Bu sayfayı yazdır

O zat bana çok salevât okuyor

Abdurrahmân Hayârî hazretleri evliyânın büyüklerindendir. Mısır’da doğdu. 1056 (m. 1646)’da Medîne-i münevverede vefât etti. Salevât-ı şerife okumanın fazileti hakkında şunları anlattı: 

İklîşî hazretleri anlattı: “İmâm-ı Şiblî, Ebû Bekr bin Mücâhid’in yanına gelmişti. Ebû Bekr bin Mücâhid yerinden kalkıp, İmâm-ı Şiblî’ye sarıldı ve onu iki gözü arasından öptü. Ben, Ebû Bekr bin Mücâhid’e; “Efendim! Sen Şiblî’ye niçin böyle yapıyorsun? Hâlbuki Bağdad’da ona 'mecnun' diyorlar. Siz de böyle söylerdiniz” dedim. Bunun üzerine Ebû Bekr bin Mücâhid şöyle buyurdu: Ben, Resûlullah Efendimiz (sallallahü aleyhi ve sellem) ona öyle yaptığı için böyle yaptım. Çünkü Resûlullah Efendimizi rüyâda gördüm. Şiblî’nin yanına varıp, onu iki gözünün arasından öptü. O sırada ben; “Yâ Resûlallah, Şiblî’ye niçin böyle yapıyorsunuz, ona böyle muâmelede bulunuyorsunuz?” diye suâl edince, Resûlullah Efendimiz şöyle buyurdu: “Evet, ona böyle yaptım. Çünkü o, namazdan sonra Tevbe sûresi yüzyirmisekizinci âyet-i kerîmesini, ondan sonra da bana salevât okuyor” buyurdu.

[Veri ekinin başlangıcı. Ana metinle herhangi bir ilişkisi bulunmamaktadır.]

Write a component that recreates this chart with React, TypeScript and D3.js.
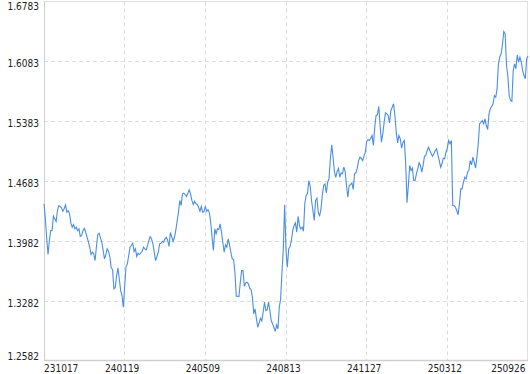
import React from "react";
import * as d3 from "d3";

const xLabels = ["231017", "240119", "240509", "240813", "241127", "250312", "250926"];
const yTicks = [1.2582, 1.3282, 1.3982, 1.4683, 1.5383, 1.6083, 1.6783];

const seg1 = [
  1.4422, 1.4250, 1.4017, 1.3830, 1.3994, 1.4110, 1.4110, 1.4277, 1.4247, 1.4215,
  1.4344, 1.4402, 1.4391, 1.4375, 1.4336, 1.4364, 1.4410, 1.4324, 1.4344, 1.4305,
  1.4196, 1.4149, 1.4180, 1.4130, 1.4149, 1.4110, 1.4130, 1.4040, 1.4052, 1.4110,
  1.4137, 1.4091, 1.4032, 1.3982, 1.3916, 1.3830, 1.3857, 1.3838, 1.3760, 1.3924,
  1.4064, 1.4079, 1.4025, 1.3974, 1.3877, 1.3780, 1.3830, 1.3897, 1.3869, 1.3799,
  1.3675, 1.3652, 1.3430, 1.3442, 1.3585, 1.3675, 1.3547, 1.3410, 1.3352, 1.3215,
  1.3457, 1.3690, 1.3722, 1.3819, 1.3916, 1.3935, 1.3962, 1.3865, 1.3897, 1.3807,
  1.3845, 1.3830, 1.3845, 1.3869, 1.3916, 1.3897, 1.3885, 1.3935, 1.3994, 1.4040,
  1.4013, 1.3955, 1.3857, 1.3760, 1.3807, 1.3857, 1.3955, 1.3962, 1.3985, 1.3974,
  1.4013, 1.4032, 1.3994, 1.3924, 1.4087, 1.4040, 1.3982, 1.4032, 1.4110, 1.4219,
  1.4324, 1.4461, 1.4402, 1.4539, 1.4546, 1.4531, 1.4507, 1.4546, 1.4585, 1.4539,
  1.4461, 1.4414, 1.4452, 1.4422, 1.4414, 1.4382, 1.4336, 1.4391, 1.4324, 1.4332,
];
const seg2 = [
  1.4394, 1.4332, 1.4355, 1.4317, 1.4207, 1.4032, 1.3877, 1.4130, 1.4072, 1.4130,
  1.4122, 1.4189, 1.4091, 1.3974, 1.3857, 1.3943, 1.3916, 1.4013, 1.3943, 1.3854,
  1.3780, 1.3772, 1.3624, 1.3344, 1.3344, 1.3340, 1.3507, 1.3643, 1.3643, 1.3460,
  1.3500, 1.3507, 1.3488, 1.3437, 1.3422, 1.3332, 1.3138, 1.3197, 1.3080, 1.2982,
  1.3033, 1.3087, 1.3056, 1.3157, 1.3274, 1.3177, 1.3188, 1.3274, 1.3177, 1.3060,
  1.3021, 1.2982, 1.2932, 1.3010, 1.2963, 1.3215, 1.3313, 1.3624, 1.3897, 1.4410,
  1.3877, 1.3682, 1.3897, 1.3924, 1.3994, 1.4110, 1.4169, 1.4200, 1.4091, 1.4277,
  1.4169, 1.4130, 1.4149, 1.4102, 1.4426, 1.4519, 1.4542, 1.4694, 1.4627, 1.4461,
  1.4344, 1.4227, 1.4461, 1.4487, 1.4324, 1.4277, 1.4364, 1.4519, 1.4636, 1.4655,
  1.4550, 1.4674, 1.4714, 1.4947, 1.5111, 1.4966, 1.4799, 1.4732, 1.4799, 1.4834,
  1.4732, 1.4784, 1.4772, 1.4849, 1.4799, 1.4636, 1.4499, 1.4636, 1.4644, 1.4667,
  1.4589, 1.4772, 1.4784, 1.4838, 1.4927, 1.4966, 1.4954, 1.4927, 1.4978, 1.5021,
];
const seg3 = [
  1.5149, 1.5172, 1.5161, 1.5184, 1.5219, 1.5102, 1.5316, 1.5453, 1.5461, 1.5561,
  1.5336, 1.5141, 1.5239, 1.5374, 1.5484, 1.5472, 1.5453, 1.5367, 1.5511, 1.5549,
  1.5589, 1.5453, 1.5258, 1.5134, 1.5219, 1.5181, 1.5071, 1.5141, 1.5161, 1.4907,
  1.4434, 1.4636, 1.4869, 1.4811, 1.4838, 1.4694, 1.4694, 1.4772, 1.4830, 1.4900,
  1.4869, 1.4791, 1.4869, 1.4978, 1.4986, 1.5044, 1.5083, 1.5044, 1.5005, 1.4978,
  1.5005, 1.5044, 1.5064, 1.4994, 1.4927, 1.4849, 1.4889, 1.4954, 1.4947, 1.5024,
  1.5071, 1.5161, 1.5122, 1.5161, 1.4402, 1.4402, 1.4382, 1.4344, 1.4294, 1.4422,
  1.4597, 1.4597, 1.4674, 1.4732, 1.4714, 1.4791, 1.4811, 1.4927, 1.4877, 1.4966,
  1.4907, 1.4838, 1.4966, 1.5122, 1.5356, 1.5374, 1.5394, 1.5356, 1.5414, 1.5336,
  1.5289, 1.5472, 1.5531, 1.5561, 1.5589, 1.5686, 1.5666, 1.5764, 1.6056, 1.6133,
  1.6173, 1.6278, 1.6433, 1.6406, 1.6036, 1.5919, 1.5686, 1.5628, 1.5616, 1.5978,
  1.6056, 1.5998, 1.6159, 1.6075, 1.6133, 1.6075, 1.5978, 1.5919, 1.5881, 1.6114,
  1.6147,
];

const values = [...seg1, ...seg2, ...seg3];

const W = 530;
const H = 374;
const left = 44;
const right = 528;
const top = 1.5;
const bottom = 361.5;
const FONT = '"DejaVu Sans Condensed", "DejaVu Sans", sans-serif';

export default function App() {
  const n = values.length;
  const x = d3.scaleLinear().domain([0, n - 1]).range([left, right]);
  const y = d3.scaleLinear().domain([yTicks[0], yTicks[yTicks.length - 1]]).range([bottom, top]);
  const tickIdx = xLabels.map((_, i) => Math.round((i * (n - 1)) / (xLabels.length - 1)));

  const line = d3
    .line<number>()
    .x((_, i) => x(i))
    .y((d) => y(d));

  const crisp = (v: number) => Math.floor(v) + 0.5;

  return (
    <svg
      width={W}
      height={H}
      style={{ position: "absolute", left: 0, top: 0, background: "#fff" }}
      fontFamily={FONT}
    >
      <rect x={0} y={0} width={W} height={H} fill="#fff" />
      {/* horizontal grid */}
      {yTicks.slice(1, -1).map((t) => (
        <line
          key={"h" + t}
          x1={left}
          x2={right}
          y1={crisp(y(t))}
          y2={crisp(y(t))}
          stroke="#dcdcdc"
          strokeDasharray="4,3"
        />
      ))}
      {/* vertical grid */}
      {tickIdx.slice(1, -1).map((ti) => (
        <line
          key={"v" + ti}
          x1={crisp(x(ti))}
          x2={crisp(x(ti))}
          y1={top}
          y2={bottom - 1}
          stroke="#dcdcdc"
          strokeDasharray="4,3"
        />
      ))}
      {/* frame */}
      <line x1={left} x2={right} y1={1.5} y2={1.5} stroke="#e0e0e0" />
      <line x1={527.5} x2={527.5} y1={1} y2={361} stroke="#e0e0e0" />
      <line x1={44.5} x2={44.5} y1={1} y2={361} stroke="#cfcfcf" />
      <line x1={44} x2={528} y1={360.5} y2={360.5} stroke="#cfcfcf" strokeWidth={1.5} />

      {/* data line */}
      <path d={line(values) || ""} fill="none" stroke="#4a8ee4" strokeWidth={1.1} />

      {/* y labels */}
      {yTicks.map((t, i) => {
        let by = y(t) + 5.2;
        if (i === yTicks.length - 1) by = 10;
        if (i === 0) by = 360;
        return (
          <text key={"yl" + t} x={39} y={by} textAnchor="end" fontSize={10} fill="#222">
            {t.toFixed(4)}
          </text>
        );
      })}
      {/* x labels */}
      {xLabels.map((lab, i) => {
        const ti = tickIdx[i];
        let anchor: "start" | "middle" | "end" = "middle";
        let px = x(ti) - 2.5;
        if (i === 0) {
          anchor = "start";
          px = 44;
        } else if (i === xLabels.length - 1) {
          anchor = "end";
          px = 525.5;
        }
        return (
          <text key={"xl" + lab} x={px} y={371.5} textAnchor={anchor} fontSize={10} fill="#222">
            {lab}
          </text>
        );
      })}
    </svg>
  );
}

İmâm-ı Şiblî hazretleri anlattı: Komşularımdan birisi vefât etmişti. Rüyâmda onu gördüm. Allahü teâlânın ona nasıl muâmele ettiğini sordum. Bana şöyle dedi: “Ey Şiblî! Başıma çok korkulu işler geldi. Hesaba çekilip suâl sorulurken çok sıkıntı çektim. Kendi kendime; bu sıkıntı ve musibet bana nereden geldi? Hâlbuki ben, Müslüman olarak rûhumu teslim ettim diye düşünürken, bana şöyle dendi: “Bu sıkıntı ve musibet, dünyâda iken dilini ihmâl etmen sebebiyledir.” Bu sırada Münker ve Nekîr ismindeki melekler bana doğru gelirken, onlarla benim arama, hoş kokulu, yakışıklı bir şahıs girdi. Ona kim olduğunu sorunca, bana şöyle dedi: Senin dünyâda iken, Resûlullah Efendimize okumuş olduğun çok salâttan yaratıldım. Her sıkıntıda sana yardım etmekle emrolundum.”

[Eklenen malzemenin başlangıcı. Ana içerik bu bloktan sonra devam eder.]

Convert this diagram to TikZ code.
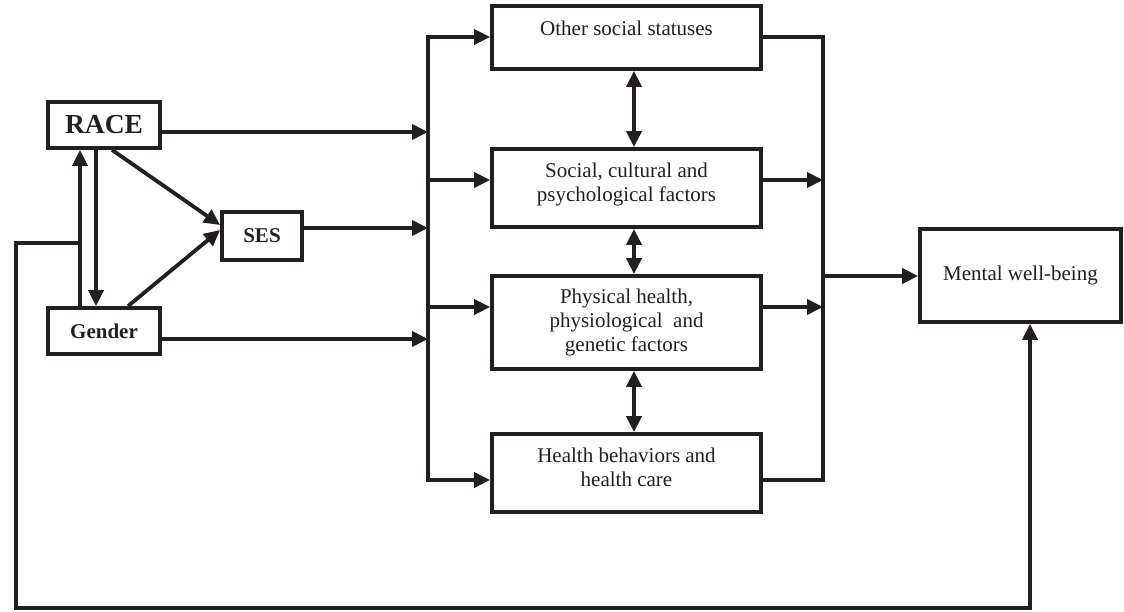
\documentclass[tikz,border=0pt]{standalone}
\usepackage{fontspec}
\setmainfont{Liberation Serif}
\usetikzlibrary{arrows.meta}
\definecolor{ink}{HTML}{231F20}
\begin{document}
\begin{tikzpicture}[x=0.5pt,y=-0.5pt,
  line/.style={draw=ink,line width=1.9pt},
  arr/.style={line,-{Triangle[length=8pt,width=7.5pt]}},
  darr/.style={line,{Triangle[length=8pt,width=7.5pt]}-{Triangle[length=8pt,width=7.5pt]}},
  box/.style={draw=ink,line width=1.9pt,inner sep=0pt,text=ink,align=center,font=\fontsize{10.5}{12}\selectfont},
  txt/.style={inner sep=0pt,text=ink,align=center,font=\fontsize{10.5}{12}\selectfont}]
\useasboundingbox[fill=white] (0,0) rectangle (1124,611);

% boxes
\node[box,minimum width=56pt,minimum height=23pt,font=\fontsize{13.75}{15}\selectfont\bfseries] (race) at (104,125) {RACE};
\node[box,minimum width=56pt,minimum height=23pt,font=\fontsize{10.5}{12}\selectfont\bfseries] (gender) at (104,331) {Gender};
\node[box,minimum width=40pt,minimum height=24pt,font=\fontsize{10.5}{12}\selectfont\bfseries] (ses) at (262,236) {SES};
\node[box,minimum width=134.5pt,minimum height=31.5pt] (other) at (626.5,37.5) {};
\node[txt] (otherT) at (626.5,28) {Other social statuses};
\node[box,minimum width=134.5pt,minimum height=39pt] (social) at (626.5,188) {};
\node[txt] (socialT) at (626.5,184) {Social, cultural and\\psychological factors};
\node[box,minimum width=134.5pt,minimum height=46.5pt] (phys) at (626.5,322.5) {Physical health,\\physiological\ \ and\\genetic factors};
\node[box,minimum width=134.5pt,minimum height=39pt] (health) at (626.5,473) {};
\node[txt] (healthT) at (626.5,467) {Health behaviors and\\health care};
\node[box,minimum width=100.5pt,minimum height=46.5pt] (mental) at (1020.5,275.5) {Mental well-being};

% bus coordinates
\coordinate (lbT) at (428,37);
\coordinate (lbB) at (428,480);
\coordinate (lbS) at (428,180);
\coordinate (lbP) at (428,307);
\coordinate (rbT) at (823,37);
\coordinate (rbB) at (823,480);
\coordinate (rbS) at (823,180);
\coordinate (rbP) at (823,307);
\coordinate (rbM) at (823,276);

% left bus
\draw[darr] (lbT -| other.west) -- (lbT) -- (lbB) -- (lbB -| health.west);
\draw[arr] (lbS) -- (lbS -| social.west);
\draw[arr] (lbP) -- (lbP -| phys.west);

% inputs to left bus
\coordinate (raceR) at ([yshift=-3.5pt]race.east);
\coordinate (sesR) at ([yshift=4pt]ses.east);
\coordinate (genderR) at ([yshift=-4pt]gender.east);
\draw[arr] (raceR) -- (raceR -| lbT);
\draw[arr] (sesR) -- (sesR -| lbT);
\draw[arr] (genderR) -- (genderR -| lbT);

% race <-> gender
\draw[arr] ([xshift=-12pt]gender.north) -- ([xshift=-12pt]race.south);
\draw[arr] ([xshift=-4pt]race.south) -- ([xshift=-4pt]gender.north);

% to SES
\draw[arr] ([xshift=4pt]race.south) -- ([yshift=5.5pt]ses.west);
\draw[arr] ([xshift=12pt]gender.north) -- ([yshift=3pt]ses.west);

% double arrows between factor boxes
\draw[darr] ([xshift=3.75pt]other.south) -- ([xshift=3.75pt]social.north);
\draw[darr] ([xshift=3.75pt]social.south) -- ([xshift=3.75pt]phys.north);
\draw[darr] ([xshift=3.75pt]phys.south) -- ([xshift=3.75pt]health.north);

% right bus
\draw[line] (rbT -| other.east) -- (rbT) -- (rbB) -- (rbB -| health.east);
\draw[arr] (rbS -| social.east) -- (rbS);
\draw[arr] (rbP -| phys.east) -- (rbP);
\draw[arr] (rbM) -- (rbM -| mental.west);

% feedback loop
\coordinate (fbA) at (80,243);
\coordinate (fbB) at (16,243);
\coordinate (fbC) at (16,608);
\coordinate (fbD) at (1030,608);
\draw[arr] (fbA) -- (fbB) -- (fbC) -- (fbD) -- (fbD |- mental.south);
\end{tikzpicture}
\end{document}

Muhammed bin Saffâr anlattı: “Ebû Abbâs Ahmed bin Mensûr vefât edince, birisi babama geldi ve; Dün gece rüyâmda Ebû Abbâs Ahmed bin Mensûr’u gördüm. Şîrâz Câmii’nde mihrâbda duruyordu. Üzerinde güzel bir elbise vardı. Ona; 'Allahü teâlâ sana nasıl muâmele etti?' diye sorunca; 'Allahü teâlâ beni af ve mağfiret etti. Beni Cennetine koydu' dedi. Buna nasıl kavuştuğunu sorunca; 'Dünyâda iken Resûl-i ekrem Efendimize çok salevât okumam sebebiyle' dedi.”